The tapestry is unique, and care of it is underpinned by expertise on both sides of the channel. Concern has been expressed in some quarters about whether the tapestry will be able to travel safely. I am pleased to say that the British Museum is working closely with its French counterparts, and is bringing its world-leading expertise to bear to ensure that the tapestry can travel here safely for this unprecedented loan and be seen by as many people as possible. That is key.

I understand that many areas of the country claim close links with the Norman conquest, so many Members of this House would claim a special interest in this area, including those from where the Bayeux tapestry seems likely to have been made, Canterbury. The north of England also has historic connections to the Norman conquest—they are not necessarily exactly positive—due to the harrying of the north carried out by William the Conqueror. We can all agree that the battle of Hastings, depicted on the tapestry, is of critical importance to the history of us all.

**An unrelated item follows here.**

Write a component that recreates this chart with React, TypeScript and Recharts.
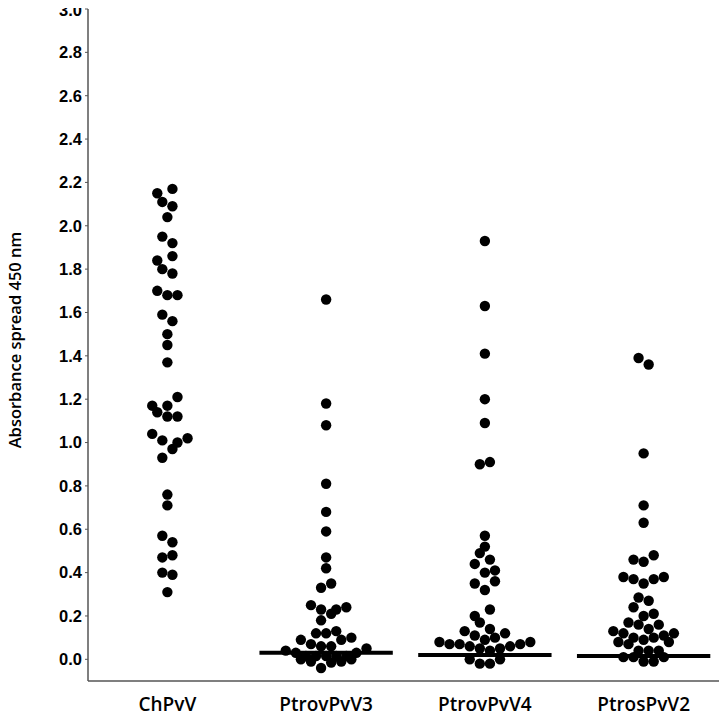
import { ReferenceLine, Scatter, ScatterChart, XAxis, YAxis } from 'recharts'

const categories = ['ChPyV', 'PtrovPyV3', 'PtrovPyV4', 'PtrosPyV2']

// absorbance values per virus
const chpyvValues = [
  2.17, 2.15, 2.11, 2.09, 2.04, 1.95, 1.92, 1.86, 1.84, 1.8, 1.78, 1.7, 1.68, 1.68, 1.59, 1.56, 1.5, 1.45, 1.37,
  1.21, 1.17, 1.17, 1.14, 1.12, 1.12, 1.04, 1.01, 1.0, 1.02, 0.97, 0.93, 0.76, 0.71, 0.57, 0.54, 0.47, 0.48, 0.4,
  0.39, 0.31,
]
const ptrov3Values = [
  1.66, 1.18, 1.08, 0.81, 0.68, 0.59, 0.47, 0.42, 0.33, 0.35, 0.25, 0.23, 0.21, 0.23, 0.24, 0.18, 0.12, 0.12, 0.13,
  0.09, 0.07, 0.06, 0.06, 0.09, 0.1, 0.04, 0.03, 0.015, 0.015, 0.015, 0.015, 0.015, 0.03, 0.05, 0.0, -0.01, -0.015,
  -0.01, 0.0, -0.04,
]
const ptrov4Values = [
  1.93, 1.63, 1.41, 1.2, 1.09, 0.9, 0.91, 0.57, 0.52, 0.49, 0.46, 0.44, 0.4, 0.41, 0.35, 0.36, 0.32, 0.23, 0.2, 0.17,
  0.13, 0.11, 0.14, 0.12, 0.09, 0.1, 0.08, 0.07, 0.07, 0.06, 0.05, 0.04, 0.05, 0.06, 0.07, 0.08, 0.0, -0.02, -0.02,
  0.0,
]
const ptros2Values = [
  1.39, 1.36, 0.95, 0.71, 0.63, 0.46, 0.45, 0.48, 0.38, 0.37, 0.35, 0.37, 0.38, 0.285, 0.27, 0.24, 0.2, 0.21, 0.17,
  0.16, 0.16, 0.14, 0.13, 0.12, 0.1, 0.09, 0.1, 0.11, 0.12, 0.08, 0.07, 0.08, 0.04, 0.04, 0.04, 0.01, 0.01, 0.01,
  -0.01, -0.01,
]

// beeswarm slot of each dot (left/right of the category centre, in half-dot steps)
const chpyvSlots = [
  1, -2, -1, 1, 0, -1, 1, 1, -2, -1, 1, -2, 0, 2, -1, 1, 0, 0, 0, 2, -3, 0, -2, 0, 2, -3, -1, 2, 4, 1, -1, 0, 0, -1, 1,
  -1, 1, -1, 1, 0,
]
const ptrov3Slots = [
  0, 0, 0, 0, 0, 0, 0, 0, -1, 1, -3, -1, 1, 2, 4, -1, -2, 0, 2, -5, -3, -1, 1, 3, 5, -8, -6, -4, -2, 0, 2, 4, 6, 8, -5,
  -3, 1, 3, 5, -1,
]
const ptrov4Slots = [
  0, 0, 0, 0, 0, -1, 1, 0, 0, -1, 1, -2, 0, 2, -2, 2, 0, 1, -2, -1, -4, -2, 1, 4, 0, 2, -9, -7, -5, -3, -1, 1, 3, 5, 7,
  9, -3, -1, 1, 3,
]
const ptros2Slots = [
  -1, 1, 0, 0, 0, -2, 0, 2, -4, -2, 0, 2, 4, -1, 1, -2, 0, 2, -3, -1, 3, 1, -6, -4, -2, 0, 2, 4, 6, -5, -3, 5, -1, 1, 3,
  -4, -2, 4, 0, 2,
]

// medians drawn as horizontal bars (none shown for ChPyV)
const medians = [null, 0.03, 0.02, 0.015]

const yTicks = [0, 0.2, 0.4, 0.6, 0.8, 1.0, 1.2, 1.4, 1.6, 1.8, 2.0, 2.2, 2.4, 2.6, 2.8, 3.0]

const SLOT = 0.0318
const MEDIAN_HALF = 0.42

const groups = [
  [chpyvValues, chpyvSlots],
  [ptrov3Values, ptrov3Slots],
  [ptrov4Values, ptrov4Slots],
  [ptros2Values, ptros2Slots],
]

const points = groups.flatMap(([vals, slots], i) =>
  vals.map((v, k) => ({ x: i + 1 + slots[k] * SLOT, y: v })),
)

const Dot = (p: any) => <circle cx={p.cx} cy={p.cy} r={5.2} fill="#000" />

export default function App() {
  return (
    // pull the chart over the body margin so the axis title has room at the left edge
    <div style={{ margin: -8, width: 727, height: 719 }}>
      <ScatterChart width={727} height={719} margin={{ top: 9, right: 4, left: 8, bottom: 0 }}>
        <XAxis
          type="number"
          dataKey="x"
          domain={[0.5, 4.5]}
          ticks={[1, 2, 3, 4]}
          tickFormatter={(v: number) => categories[v - 1]}
          tickLine={false}
          tickSize={0}
          tickMargin={17}
          height={38}
          axisLine={{ stroke: '#555', strokeWidth: 1.5 }}
          tick={{ fontSize: 19, fontWeight: 600, fill: '#000', fontFamily: 'Open Sans' }}
        />
        <YAxis
          type="number"
          dataKey="y"
          domain={[-0.1, 3.0]}
          ticks={yTicks}
          tickFormatter={(v: number) => v.toFixed(1)}
          width={80}
          tickSize={3}
          tickMargin={3}
          axisLine={{ stroke: '#555', strokeWidth: 1.5 }}
          tickLine={{ stroke: '#555' }}
          tick={{ fontSize: 16.5, fontWeight: 700, fill: '#000', fontFamily: 'Liberation Sans' }}
          label={{
            value: 'Absorbance spread 450 nm',
            angle: -90,
            position: 'center',
            dx: -33,
            dy: -5,
            style: { fontSize: 16.5, fontFamily: 'Open Sans', fontWeight: 600, fill: '#000' },
          }}
        />
        <Scatter data={points} shape={Dot} isAnimationActive={false} />
        {medians.map((m, i) =>
          m === null ? null : (
            <ReferenceLine
              key={i}
              segment={[
                { x: i + 1 - MEDIAN_HALF, y: m },
                { x: i + 1 + MEDIAN_HALF, y: m },
              ]}
              stroke="#000"
              strokeWidth={4}
            />
          ),
        )}
      </ScatterChart>
    </div>
  )
}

I congratulate my hon. Friend the Member for Hastings and Rye on her tenacious campaigning for her constituents, particularly in the educational field, and seeking to ensure that schoolchildren in her constituency and neighbouring constituencies are able to see the exhibition and understand the significance of the area that they live in to the history of our country. I have been assured by the British Museum that schools in her area will receive priority booking, reflecting the salience of the area to the events of 1066, and the huge local interest. I understand that she, together with the British Museum, is working with Southeastern Railway to offer at least 1,066 tickets, at heavily reduced rates, to London to schools in 1066 country.